According to an eighth aspect of the present invention, in the overcurrent limiting circuit of the first aspect, the transistor is defined as a first transistor, the resistor comprises a first resistor having one end connected to the current sense terminal; and a second resistor having one end connected to the other end of the first resistor and the other end connected to the second electrode terminal, the voltage clamping circuit comprises a second transistor having a first electrode, a second electrode and a control electrode connected to the main control electrode and the second main electrode of the transistor and the other end of the first resistor, respectively, which comes into an ON state to pass a current from the first electrode towards the second electrode when the voltage which is the product of the current sense current and the value of the resistor becomes the predetermined value, a voltage between the first electrode and the second electrode of the second transistor in the ON state is set not lower than the first control voltage, and the second control voltage is defined on the basis of the voltage between the first electrode and the second electrode.
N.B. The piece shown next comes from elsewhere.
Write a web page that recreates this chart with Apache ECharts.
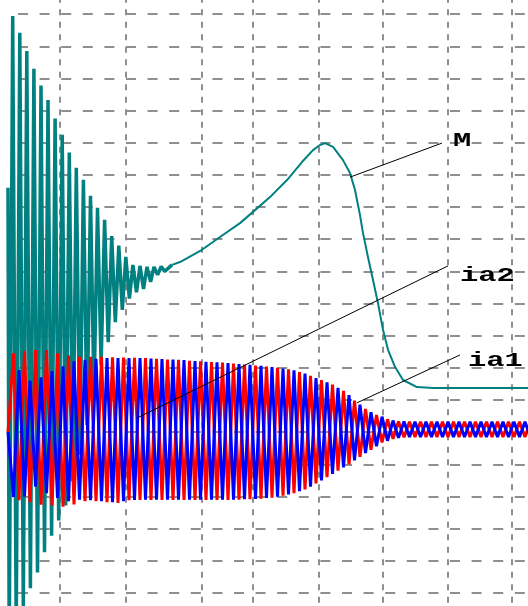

According to a ninth aspect of the present invention, in the overcurrent limiting circuit of the eighth aspect, the second transistor is a MOSFET.
According to a tenth aspect of the present invention, in the overcurrent limiting circuit of the first aspect, the second transistor is a bipolar transistor.
According to an eleventh aspect of the present invention, in the overcurrent limiting circuit of the first aspect, the first main electrode of the transistor comprises a first electrode; and a diode having one end and the other end connected to the third electrode terminal and the first electrode, respectively, and the diode passes a current from the one end towards the other end in the forward bias.
According to a twelfth aspect of the present invention, in the overcurrent limiting circuit of the first aspect, the transistor is a MOSFET.
According to a thirteenth aspect of the present invention, in the overcurrent limiting circuit of the first aspect, the transistor is a bipolar transistor.
According to a fourteenth aspect of the present invention, in the overcurrent limiting circuit of the first aspect, the resistor, the transistor and the voltage clamping circuit are integrated on a semiconductor substrate.
According to a fifteenth aspect of the present invention, the overcurrent limiting circuit of the first aspect is included in a semiconductor device having the power semiconductor element.
According to a sixteenth aspect of the present invention, the overcurrent limiting circuit of a power semiconductor element which has first and second regions for passing a main current, a third region for controlling the main current which flows from the first region towards the second region, a current detecting region for passing a current sense current from the second region, and a first electrode terminal, a second electrode terminal, a third electrode terminal and a current sense terminal connected to the first region, the second region, the third region and the current detecting region, respectively, comprises: a resistor connected between the second electrode terminal and the current sense terminal; a transistor comprising a first main electrode, a second main electrode and a main control electrode connected to the third electrode terminal, the second electrode terminal and the current sense terminal, respectively, which comes into an ON state to pass a current from the first main electrode towards the second main electrode when a voltage not lower than a first control voltage is applied to the main control electrode; and voltage clamping means connected between the main control electrode and the second main electrode of the transistor, for clamping the voltage applied to the main control electrode to a second control voltage not lower than the first control voltage when a voltage which is the product of the current sense current and the value of the resistor becomes a predetermined value not lower than the first control voltage.
The present invention is also directed to a semiconductor device. According to a seventeenth aspect of the present invention, the semiconductor device comprises: a power semiconductor element having first and second regions for passing a main current, a third region for controlling the main current which flows from the first region towards the second region, a current detecting region for passing a current sense current from the second region, and a first electrode terminal, a second electrode terminal, a third electrode terminal and a current sense terminal connected to the first region, the second region, the third region and the current detecting region, respectively; a resistor connected between the second electrode terminal and the current sense terminal; a transistor comprising a first main electrode, a second main electrode and a main control electrode connected to the third electrode terminal, the second electrode terminal and the current sense terminal, respectively, which comes into an ON state to pass a current from the first main electrode towards the second main electrode when a voltage not lower than a first control voltage is applied to the main control electrode; and a voltage clamping circuit connected between the main control electrode and the second main electrode of the transistor, for clamping a voltage applied to the main control electrode to a second control voltage not lower than the first control voltage when a voltage which is the product of the current sense current and the value of the resistor becomes a predetermined value not lower than the first control voltage.
In the overcurrent limiting circuit of the first to seventeenth aspects of the present invention, when the current sense current increases and the voltage which is the product of the current sense current and the value of the resistor reaches the voltage value not lower than the first control voltage, the voltage applied to the main control electrode of the transistor is clamped to the second control voltage which corresponds to the voltage value not lower than the first control voltage and the increase in energizing capability of the transistor is suppressed, and as a result, the speed or rate of lowering the control voltage applied to the third electrode terminal of the power semiconductor element is limited to a constant vale and does not become faster. Therefore, in the load short circuit state, even when the main current and the current sense current do not show the same behavior, the surge voltage of the power semiconductor element at the turnoff is nevertheless suppressed and a stable overcurrent limiting operation can be always achieved.
In the overcurrent limiting circuit of the third and fourth aspects of the present invention, particularly, since the first control voltage of the transistor and the forward voltage of the diode have the same temperature dependency, a much stabler overcurrent limiting operation can be achieved against temperature change.